Here are some other suggestions for activities that can be helpful for fathers to stay connected and to honor the legacies of their deceased child on Father’s Day. I believe these suggestions can also apply to anyone dealing with the challenges presented by the death of a loved one during any holiday:
- Plan a family gathering to share stories and memories of your loved one. Our loved ones come alive through the stories that we share.
- Write a special prayer about your loved one and say it to yourself or out loud. Also, if you choose, create your own special ceremony or ritual. On Jeannine’s angelversary date this year I wrote a prayer for her using Native American influences, burned incense and played music. During my ceremony, I gave Jeannine permission to grow outside of our relationship so that she could share her wisdom with others who are struggling with life’s challenges. I felt empowered and at peace during and after my ceremony.
- Plant a tree or start a garden. In our backyard, we have a mommy’s garden that my wife Cheri designed to honor Jeannine as our daughter and also as mother to her daughter (our granddaughter.)
- Volunteer at a local organization that had meaning for both you and your loved one. I am a volunteer for Hospice and Palliative Care, Inc. in New Hartford, New York. Jeannine had Hospice Services during the last 10 days of her life. They provided amazingly compassionate care to Jeannine and to our entire family.
- Release biodegradable balloons or sky lanterns that contain messages from you, family and friends to your loved one. You can do this alone or in the presence of others.
- Find some old magazines and invite family and friends to make a collage of pictures and words that remind you of your loved one.
- Light a special candle.
- Make a donation to a favorite charity or cause in memory of your loved one. The amount does not matter – even a small amount towards a meaningful cause can be a wonderful gift.
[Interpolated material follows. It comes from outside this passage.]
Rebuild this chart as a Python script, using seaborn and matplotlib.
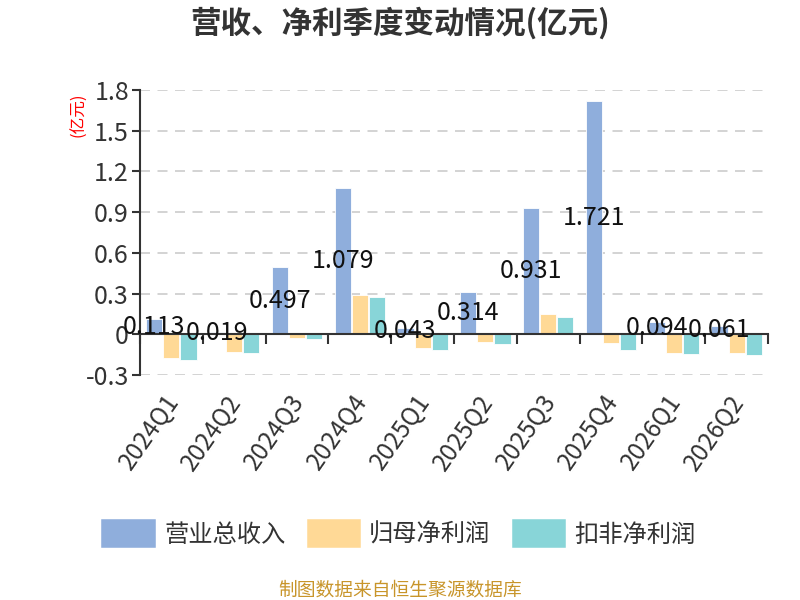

- Perform a random act of kindness for somebody. The act can be as simple as holding a door open, or letting a car in front of you in traffic. The warm feeling that you get from doing this may put a smile on your face and give you a brief respite from your emotional pain.
The activities that you choose to honor your deceased loved ones on Father’s Day and on any day of the year should be those that uniquely connected you to your loved ones during their life on earth. There is no human law that governs what rituals or activities we choose; it is sacred and personal law that rules.